Many affluent people deliberately live below their means. While some spend on luxury items, others prioritize value over status: buying used goods, driving practical cars, and resisting pressure to “keep up with the Joneses.” By avoiding lifestyle inflation, they preserve the ability to save and invest. Consider these sobering statistics about average financial health: a large share of people live paycheck to paycheck, many have no emergency savings, typical households carry substantial credit card debt, and new-car payments can be a significant monthly burden. Falling into the trap of escalating expenses as income grows undermines long-term financial security.

They pay themselves first

Consistently saving before spending is a common discipline among the wealthy. “Paying yourself first” means setting aside funds for savings or investments as soon as income arrives, rather than saving whatever remains at month’s end. This habit boosts savings rates and reduces impulse spending.

They invest to make money work for them

Investing is central to building and preserving wealth. Leaving cash idle erodes its future purchasing power; investing allows money to grow through compound returns. For example, disciplined contributions to a retirement account with a reasonable long-term return can compound dramatically over decades. Regular investing — even modest amounts — can produce meaningful wealth over time thanks to compound interest and time in the market.

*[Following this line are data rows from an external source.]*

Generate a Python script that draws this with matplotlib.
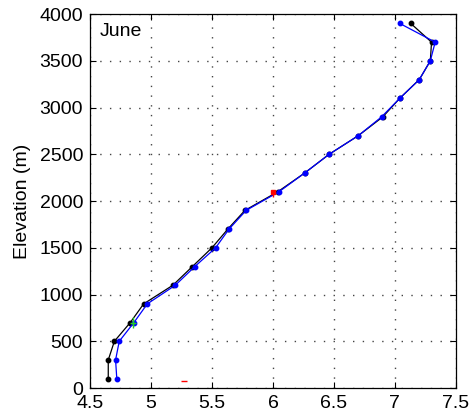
import matplotlib
matplotlib.use("Agg")
import matplotlib.pyplot as plt

plt.rcParams["font.family"] = ["Liberation Sans", "DejaVu Sans"]

# elevation levels (m)
elev = [100, 300, 500, 700, 900, 1100, 1300, 1500, 1700, 1900,
        2100, 2300, 2500, 2700, 2900, 3100, 3300, 3500, 3700, 3900]
# black profile
black_x = [4.65, 4.65, 4.70, 4.83, 4.94, 5.18, 5.34, 5.50, 5.63, 5.77,
           6.04, 6.26, 6.46, 6.70, 6.90, 7.04, 7.20, 7.29, 7.30, 7.13]
# blue profile
blue_x = [4.72, 4.71, 4.74, 4.86, 4.97, 5.20, 5.36, 5.53, 5.64, 5.78,
          6.05, 6.26, 6.46, 6.70, 6.89, 7.04, 7.20, 7.29, 7.33, 7.04]
# single observations
red_pt = (6.00, 2100, 60)
green_pt = (4.85, 700, 60)
red_dash = (5.27, 80)

xticks = [4.5, 5, 5.5, 6, 6.5, 7, 7.5]
xticklabels = ["4.5", "5", "5.5", "6", "6.5", "7", "7.5"]
yticks = [0, 500, 1000, 1500, 2000, 2500, 3000, 3500, 4000]

fig = plt.figure(figsize=(4.71, 4.15), dpi=100)
ax = fig.add_axes([0.191, 0.065, 0.777, 0.901])

ax.plot(black_x, elev, color="black", lw=0.9, marker="o", ms=3.2, zorder=3)
ax.plot(blue_x, elev, color="#0000ff", lw=0.9, marker="o", ms=3.2, zorder=4)
ax.errorbar(red_pt[0], red_pt[1], yerr=[[red_pt[2]], [0]], color="red",
            marker="s", ms=3, lw=1, capsize=0, zorder=5)
ax.errorbar(green_pt[0], green_pt[1], yerr=green_pt[2], color="#22cc22",
            marker="+", ms=5, lw=1, capsize=0, zorder=5)
ax.plot(red_dash[0], red_dash[1], color="red", marker="_", ms=4, zorder=5)

ax.set_xlim(4.5, 7.5)
ax.set_ylim(0, 4000)
ax.set_xticks(xticks)
ax.set_xticklabels(xticklabels)
ax.set_yticks(yticks)
ax.tick_params(direction="in", top=True, right=True, labelsize=14,
               length=4, width=0.8)
ax.tick_params(axis="x", pad=5)
ax.tick_params(axis="y", pad=5)
ax.grid(True, color="#444444", ls=(0, (1, 6)), lw=1.0)
for s in ax.spines.values():
    s.set_linewidth(0.9)
ax.set_ylabel("Elevation (m)", fontsize=14, labelpad=6)
ax.text(0.027, 0.975, "June", transform=ax.transAxes, fontsize=14,
        ha="left", va="top")

fig.savefig("out.png", dpi=100)
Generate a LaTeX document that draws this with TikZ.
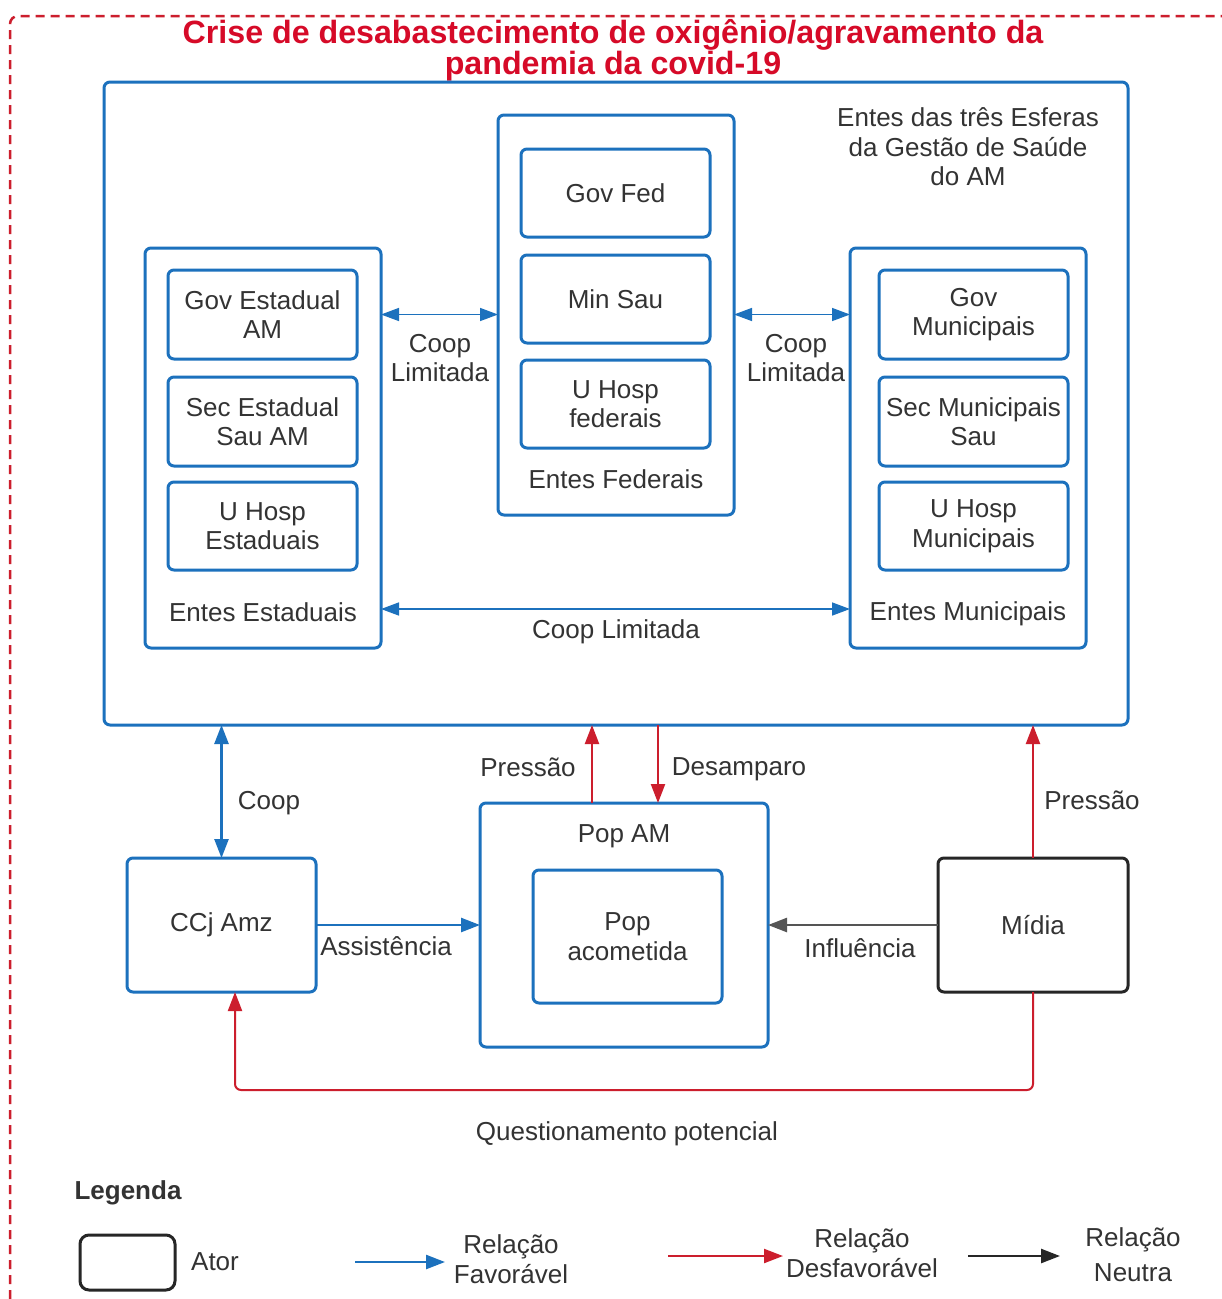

They still seek bargains and negotiate

Frugality among the wealthy often includes price-conscious behavior. Many still use discounts, shop sales, and negotiate large-purchase prices to get better value. Being thoughtful about spending doesn’t mean avoiding all enjoyment; it means prioritizing value and returns on expenditures.

These habits—simplifying choices, diversifying income, setting goals, tracking spending, pursuing ongoing education, hiring experts when appropriate, resisting lifestyle creep, saving proactively, investing wisely, and seeking value—combine to form the financial routines that help many people accumulate and preserve wealth. What other effective habits have you observed among financially successful people?